Fitch Academy, the town’s alternative high school program, might not have its new location ready for the first day of school, district officials said just weeks ago, but it and every school in the district are now expected to start on time, ready for students, Interim Superintendent Elliott Landon said Tuesday night.
“All our schools are ready to go,” Landon told the Board of Education.
It’s hard to prepare the schools in Darien “because we make such tremendous use of our buildings” over the summer, he said. He thanked the school district’s maintenance staff and district officials for their efforts.
Over the course of the summer, just over 50 teachers have been hired by the school district, Landon said.
“Fitch Academy is up and will be running right on time,” he added. District officials had earlier reported that the alternative high school, with just under two dozen students expected to be attending it by the start of the school year. The district has signed a five-year lease for 3,253-square feet of space with the Nielsen Company that owns the Thorndal Circle office park.
State regulations mandate various building requirements for places where students are taught, so the office building at 6 Thorndal Cir., which abuts the Darien Library parking lot, various changes needed to be made before students started going there.
A sprinkler system might not be in place by the first day of schools, so students might return temporarily to Darien Library, which had agreed to house the program for its first year, officials had said.
But the work got done on time.
“I can’t thank Mr. [Gerald] Nielsen enough for making it possible,” Landon said.

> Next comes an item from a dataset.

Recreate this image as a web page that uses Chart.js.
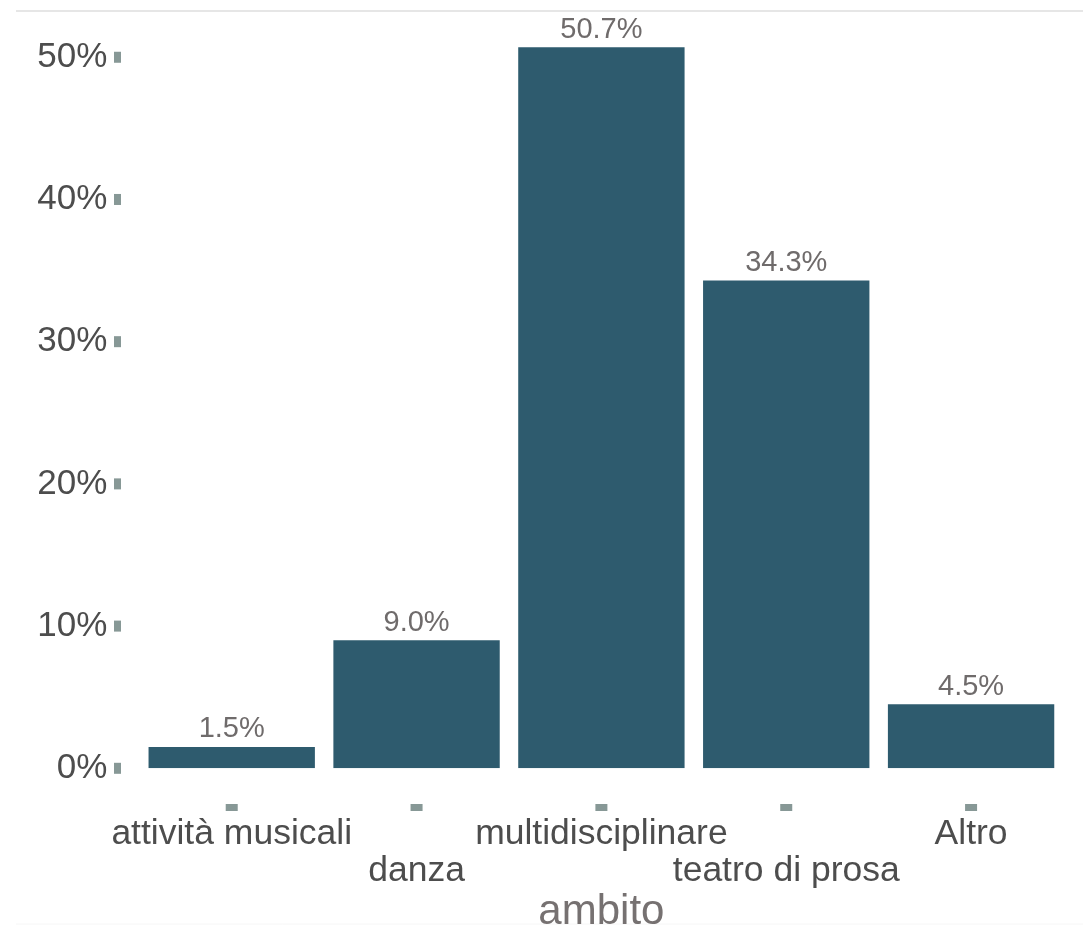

Jerry Nielsen, a former member of the town Board of Selectmen, “worked very, very hard with us to make it possible,” and the on-time opening couldn’t have been done without him, Landon said. “We’re very, very thankful for his efforts.”
Landon also had some bad news to report: The U.S. Consulate in Beijing has rejected visa applications for Chinese students participating in the Darien High School China Exchange program. Landon just received word of the decision on Wednesday.
Current tensions in U.S.-China relations (related to trade) was perhaps responsible for the rejection, Landon said. School district officials are trying to work with the offices of Connecticut’s two U.S. senators to get the State Department to reverse the decision.
“It’s been a great program,” he said. “We’re doing our best” to get the decision reversed.